Australia’s trade balance data is one of the five monthly events that routinely pushes the currency, but lately, it has been developing into the trendsetter. Data for the month of December is expected to be released at 19:30 EST (or 01:30 tomorrow CET).
The importance of this data is understandable given that just under 40% of Australia’s economy is based on trade. Here are some things to keep in mind in the lead-up to this data release.
As we discussed in previous articles, twice now this data has been pivotal around market changes; first in November when the AUD/USD broke out of a months-long downward channel; then in December when the currency pair course-corrected after November’s climb, and retreated back to the prior lows.
What happened? The last trade balance came in at AUD2.32B, which was significantly below the oversized expectation of AUD3.20B, and the prior month (October) was revised from AUD3.02B to AUD2.94B. Analysts had clearly gotten ahead of themselves with their expectations, despite the selection of less auspicious data that we pointed out in the article ahead of the release.

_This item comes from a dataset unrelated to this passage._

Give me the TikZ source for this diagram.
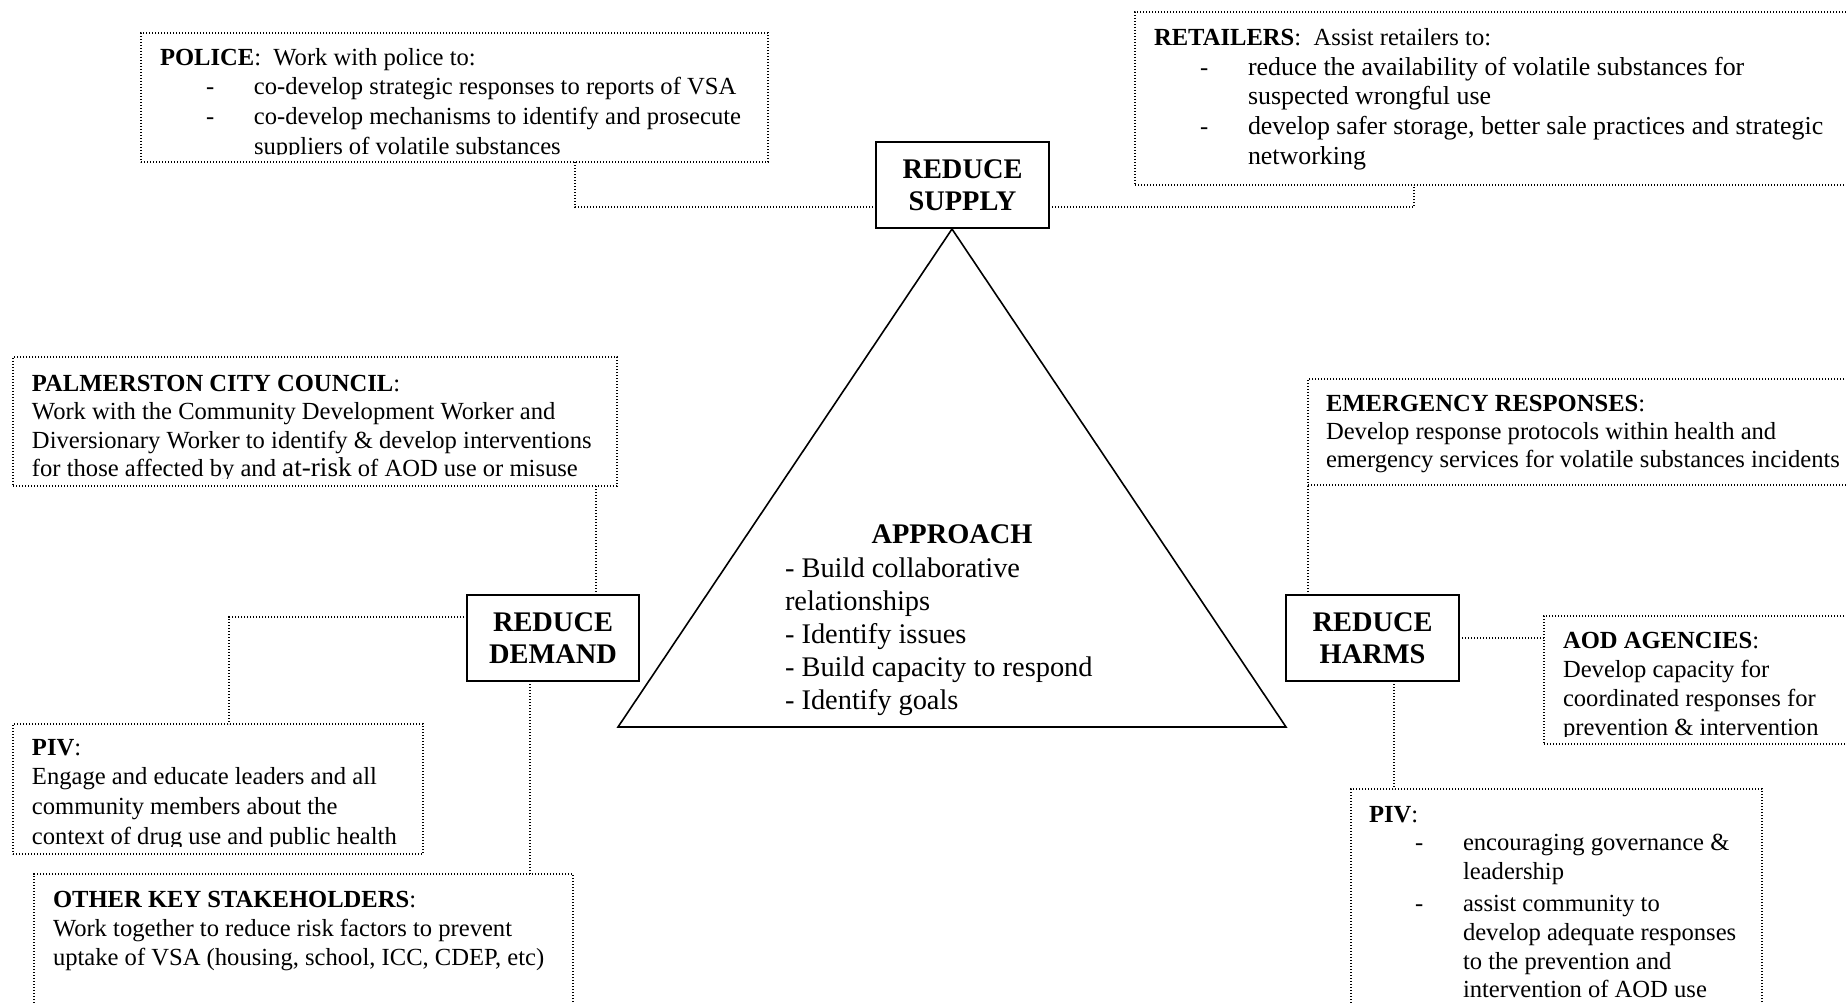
\documentclass[tikz,border=0pt]{standalone}
\usepackage{fontspec}
\setmainfont{Liberation Serif}
\newcommand{\firstrule}{\rule{0pt}{11pt}}
\newcommand{\dashitem}{\hspace*{23pt}\makebox[24pt][l]{-}}
\newcommand{\contitem}{\hspace*{47pt}}
\newcommand{\retsize}{\fontsize{12.95}{14.85}\selectfont}
\begin{document}
\begin{tikzpicture}[x=0.5pt,y=-0.5pt,
  dbox/.style={draw, line width=0.6pt, dash pattern=on 0.7pt off 0.8pt, anchor=north west, inner sep=0pt, outer sep=0pt},
  sbox/.style={draw, line width=0.55pt, inner sep=0pt, outer sep=0pt, font=\fontsize{14.2}{16}\selectfont\bfseries, align=center},
  conn/.style={line width=0.6pt, dash pattern=on 0.7pt off 0.8pt},
  body/.style={anchor=north west, inner sep=0pt, outer sep=0pt, align=left, font=\fontsize{12.3}{14.85}\selectfont},
  tri/.style={line width=0.8pt, line join=miter}
]
\useasboundingbox (0,0) rectangle (1846,1002);
\clip (0,0) rectangle (1846,1002);

% ---- boxes ----
\node[dbox, minimum width=313.5pt, minimum height=64.5pt] (police) at (141,33) {};
\node[dbox, minimum width=362.5pt, minimum height=86.5pt] (retail) at (1135,12) {};
\node[dbox, minimum width=302pt, minimum height=64.5pt] (palm) at (13,357) {};
\node[dbox, minimum width=205pt, minimum height=65pt] (pivL) at (13,724) {};
\node[dbox, minimum width=269.5pt, minimum height=75pt] (other) at (34,874) {};
\node[dbox, minimum width=280pt, minimum height=53pt] (emerg) at (1308,379) {};
\node[dbox, minimum width=160pt, minimum height=64pt] (aod) at (1544,616) {};
\node[dbox, minimum width=205.5pt, minimum height=120pt] (pivR) at (1351,789) {};

\node[sbox, line width=0.85pt, minimum width=86.5pt, minimum height=43pt] (supply) at (962.5,185) {REDUCE\\SUPPLY};
\node[sbox, minimum width=86pt, minimum height=43pt] (demand) at (553,638) {REDUCE\\DEMAND};
\node[sbox, minimum width=86.5pt, minimum height=43pt] (harms) at (1372.5,638) {REDUCE\\HARMS};

% ---- triangle ----
\coordinate (apex) at (952,229);
\coordinate (bl) at (618,727);
\coordinate (br) at (1286,727);
\draw[tri] (apex) -- (bl) -- (br) -- cycle;
\node[anchor=base, inner sep=0pt, font=\fontsize{14.2}{16.5}\selectfont\bfseries] (apptitle) at (952,543) {APPROACH};
\node[body, font=\fontsize{14.2}{16.5}\selectfont] (applist) at (785,555) {\firstrule- Build collaborative\\relationships\\- Identify issues\\- Build capacity to respond\\- Identify goals};

% ---- connector helper coordinates ----
\coordinate (c1) at (575,207);
\coordinate (c2) at (1414,207);
\coordinate (c3) at (596,0);
\coordinate (c4) at (229,617);
\coordinate (c5) at (530,0);
\coordinate (c6) at (1308,0);
\coordinate (c7) at (0,638);
\coordinate (c8) at (1394,0);

\draw[conn] (police.south -| c1) |- (supply.west |- c1);
\draw[conn] (supply.east |- c2) -| (retail.south -| c2);
\draw[conn] (palm.south -| c3) -- (demand.north -| c3);
\draw[conn] (demand.west |- c4) -| (pivL.north -| c4);
\draw[conn] (demand.south -| c5) -- (other.north -| c5);
\draw[conn] (harms.north -| c6) -- (emerg.south -| c6);
\draw[conn] (harms.east |- c7) -- (aod.west |- c7);
\draw[conn] (harms.south -| c8) -- (pivR.north -| c8);

% ---- texts (clipped to their boxes) ----
\begin{scope}
\clip (police.north west) rectangle ([yshift=4pt]police.south east);
\node[body] (policetxt) at (160,43) {\firstrule\textbf{POLICE}:\ \ Work with police to:\\
\dashitem co-develop strategic responses to reports of VSA\\
\dashitem co-develop mechanisms to identify and prosecute\\
\contitem suppliers of volatile substances};
\end{scope}

\begin{scope}
\clip (retail.north west) rectangle ([yshift=4pt]retail.south east);
\node[body] (retailtxt) at (1154,23.5) {\firstrule\textbf{RETAILERS}:\ \ Assist retailers to:\\
\dashitem{\retsize reduce the availability of volatile substances for}\\
\contitem{\retsize suspected wrongful use}\\
\dashitem{\retsize develop safer storage, better sale practices and strategic}\\
\contitem{\retsize networking}};
\end{scope}

\begin{scope}
\clip (palm.north west) rectangle ([yshift=4pt]palm.south east);
\node[body, font=\fontsize{12.3}{14.3}\selectfont] (palmtxt) at (32,369) {\firstrule\textbf{PALMERSTON CITY COUNCIL}:\\
Work with the Community Development Worker and\\
Diversionary Worker to identify \& develop interventions\\
for those affected by and {\fontsize{13.6}{14.3}\selectfont at-risk} of AOD use or misuse};
\end{scope}

\begin{scope}
\clip (pivL.north west) rectangle ([yshift=4pt]pivL.south east);
\node[body] (pivLtxt) at (32,733) {\firstrule\textbf{PIV}:\\
Engage and educate leaders and all\\
community members about the\\
context of drug use and public health};
\end{scope}

\begin{scope}
\clip (other.north west) rectangle ([yshift=4pt]other.south east);
\node[body, font=\fontsize{12.3}{14.6}\selectfont] (othertxt) at (53,885) {\firstrule\textbf{OTHER KEY STAKEHOLDERS}:\\
Work together to reduce risk factors to prevent\\
uptake of VSA (housing, school, ICC, CDEP, etc)};
\end{scope}

\begin{scope}
\clip (emerg.north west) rectangle ([yshift=4pt]emerg.south east);
\node[body, font=\fontsize{12.3}{14.1}\selectfont] (emergtxt) at (1326,389) {\firstrule\textbf{EMERGENCY RESPONSES}:\\
Develop response protocols within health and\\
emergency services for volatile substances incidents};
\end{scope}

\begin{scope}
\clip (aod.north west) rectangle ([yshift=4pt]aod.south east);
\node[body, font=\fontsize{12.3}{14.5}\selectfont] (aodtxt) at (1563,626) {\firstrule\textbf{AOD AGENCIES}:\\
Develop capacity for\\
coordinated responses for\\
prevention \& intervention};
\end{scope}

\begin{scope}
\clip (pivR.north west) rectangle ([yshift=4pt]pivR.south east);
\node[body, font=\fontsize{12.3}{14.4}\selectfont] (pivRtxt) at (1369,800) {\firstrule\textbf{PIV}:\\
\dashitem encouraging governance \&\\
\contitem leadership\\[1.5pt]
\dashitem assist community to\\
\contitem develop adequate responses\\
\contitem to the prevention and\\
\contitem intervention of AOD use};
\end{scope}
\end{tikzpicture}
\end{document}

We should also point out that exports last month did jump 1.0% to an all-time high, but this was tempered by a 3.0% jump in imports, also to a record high. The biggest jump among imports? Fuel. Even though the spot price of crude was already on its way down during November, there is a delay in pricing for customers, which could explain this discrepancy.
The Current Situation
Australia continues to maintain relatively high surpluses like it has all of last year; for most of which it was beating expectations. So, the situation isn’t that Australia’s economy isn’t doing so well, or their exports are majorly suffering, just that the market hasn’t been all that good at pricing in the data ahead of release.
Iron ore is Australia’s chief export, and it started a bit of a nose-dive in October, which finished on November 27th where it hit $62.03/ton. Since then, however, it has recovered substantially and is back to its last year high trading at $73.09/ton. That last year high coincided with Australia’s best surplus since early 2017.
Further to this, last Wednesday we got the Index of Commodity Prices being released, showing a further 0.6% increase (in Aussie terms) during December, putting it back on par again with early 2017. This despite China’s manufacturing PMI slipping for the first time into contraction since 2016 at 49.4 for December; however, SHFE stockpiles have slowly diminished over the last month.
Despite these auspicious indicators, analysts have trimmed back their expectations substantially, with the consensus being of a trade balance for December coming in at AUD2.23B, which would be lower than last month’s AUD2.32B. A factor that might push the balance down despite better commodity prices is the increase in consumer spending in the lead-up to the holidays, the majority of which is imported.
Conventional wisdom is that a bigger surplus would strengthen the Aussie, while a surplus below expectations would lead to weakness. On the technical side, the AUDU/SD has three times now bounced off the 0.7050 level (excluding the unusual volatility associated with holiday trading). A good trade balance reading might help it get back to the first Fibo level around 0.7280.